Wednesday, 18 January 2017

Boris Giltburg in Shostakovich

Igor, Boris, Yevgeny .. why are there no pianists called Harry, Eric, or Fred? But I suppose some are also called Yuja or Xiayin. An inferiority feeling listening to Boris Giltburg playing Shostakovich (accompanied by Vasily .. not Harry, Eric, or Fred, Petrenko). It appears that, for more than a century, if you wish to be taken seriously as a pianist or a violinist, you have to get yourself a Russian name. And especially a Russian background and heritage.

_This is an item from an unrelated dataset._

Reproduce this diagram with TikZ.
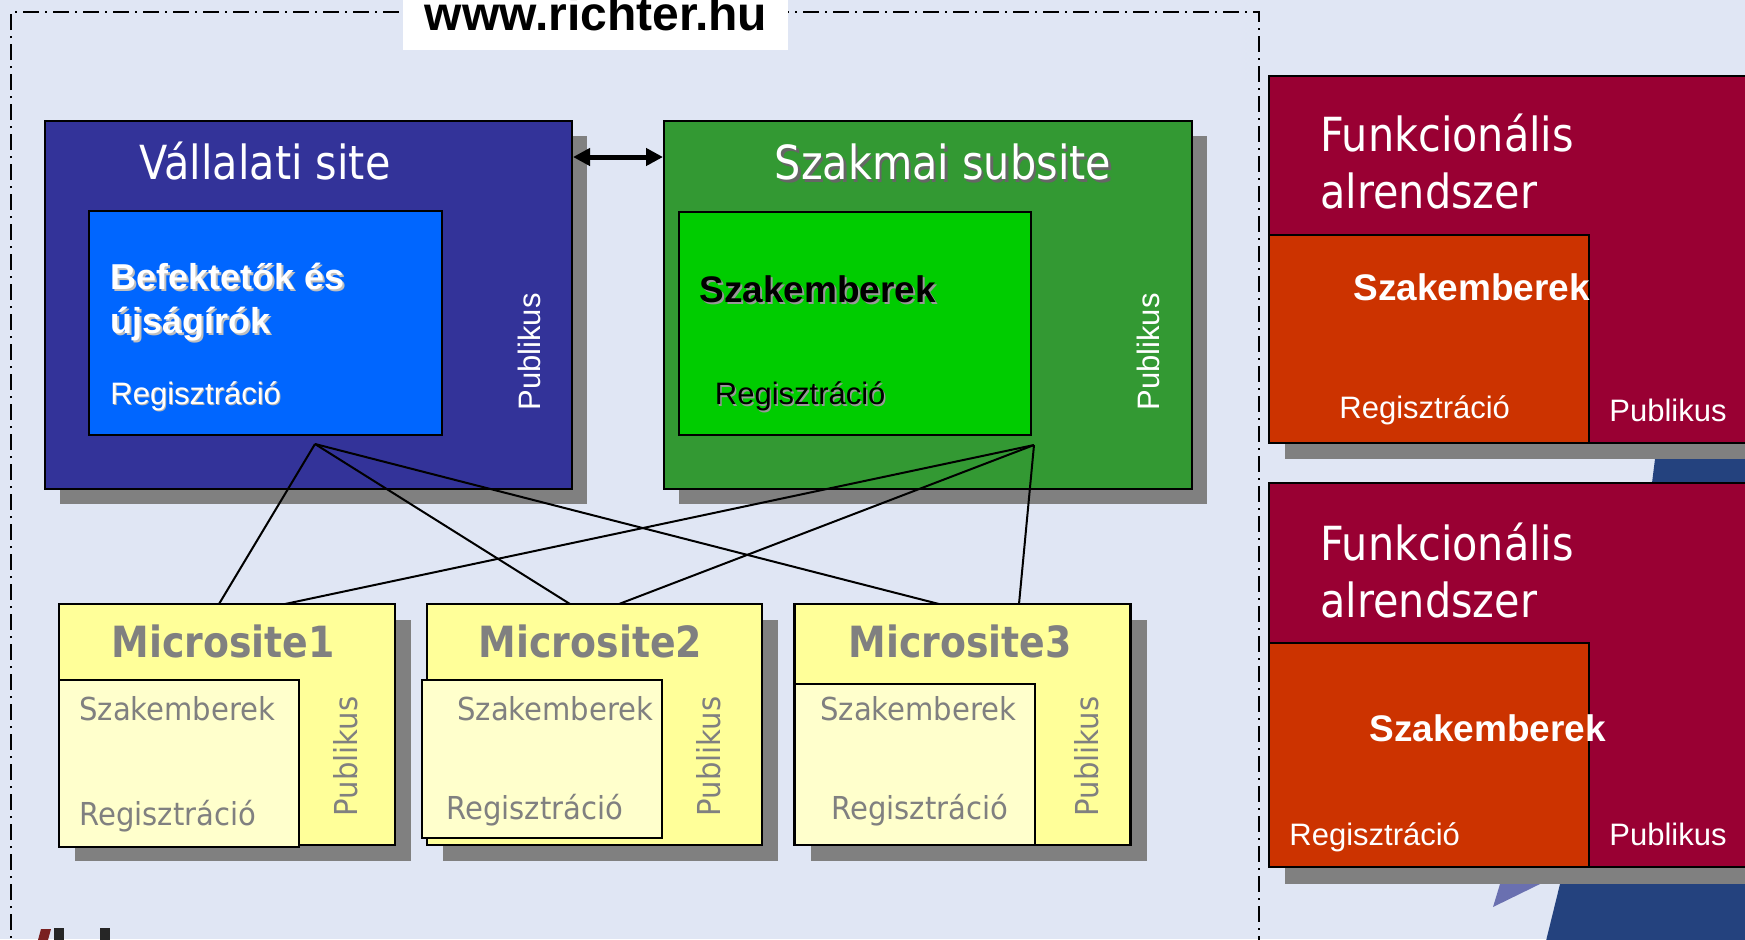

Moscow-born Boris Giltburg dominates a new (Naxos) CD of Shostakovich's music. With the Liverpool Philharmonic under Vasily Petrenko, he plays Shostakovich's two piano concertos and the results are splendid. A really interesting aspect of the new CD, however, is Giltburg's own arrangements for piano only of Shostakovich's eighth string quartet (and of the waltz movement from the second). Piano arrangements of the self-sufficient world of the string quartet are something of an oddity. I love the Shostakovich string quartets; and I also loved listening to Giltburg's playing. The arrangements are best regarded as new Shostakovich works, rather than renditions of the string quartets, but none the worse for that. The piano concertos are lighter fare in Shostakovich's oeuvre; the string quartets more complex, and this comes over on this CD, even with the solo piano arrangements. The concertos feature Shostakovich the famous artist, and the popular entertainer. The string quartets show us Shostakovich the private, and often haunted, person. Bravo Mr Giltburg for highlighting the two sides of the composer on this very welcome CD.